In order to increase even more the quality of the results, CPS submits the results of the comparisons to a program, get another label, written by P. Ipeirotis (an american researcher specialised in crowdsourcing, more info on his blog) and his students. Based on confusion matrix, it increases the quality of the results.
However, in order this to be efficient, it must be sent as many comparisons at a time as possible. That is why comparisons are gathered before they are sent to CrowdFlower. This also limits the number of uploads.
The part that performs the quicksort and the one that compares the media are split, hence splitsort.
First, just like a "normal" quicksort, we choose a pivot. CPS always takes the first element of the array to sort. Here, it is M1. Comparisons are then generated : in order to continue, we need to compare if (M1 and M2), (M1 and M3), (M1 and M4), (M1 and M5) and (M1 and M6).
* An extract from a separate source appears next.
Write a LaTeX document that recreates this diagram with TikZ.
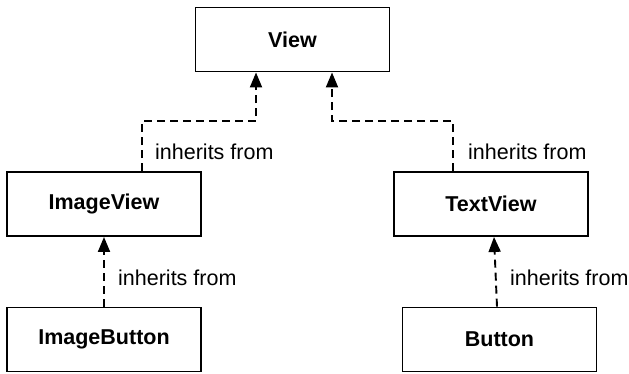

These comparisons are then sent to a crowd that performs them. Results are then retrieved and processed using get another label.
We now have good results, so we can finish our quicksort iteration. As it turned out, (M1 > M3,M4,M6) and (M1 < M2,M5), so we split the initial array in three : one that contains the smallest (M3,M4,M6), one that contains the pivot (M1) and one that contains the greatest (M2,M5).
We are not done yet, another iteration must be performed. Again, we choose the first element of each array as the pivot, therefore they are M3 and M2. We then go through the same steps as the first iteration, but there is one thing you must notice : all comparisons, either for the first or the second array, are submitted at the same time! In the end of this iteration, the media are sorted.
Now that we are done with sorting, it is time to place the media along 'your axis'. Assuming they follow a uniform distribution within [-1,1], it will look like this :
Tada! You have your results and are therefore most likely very happy.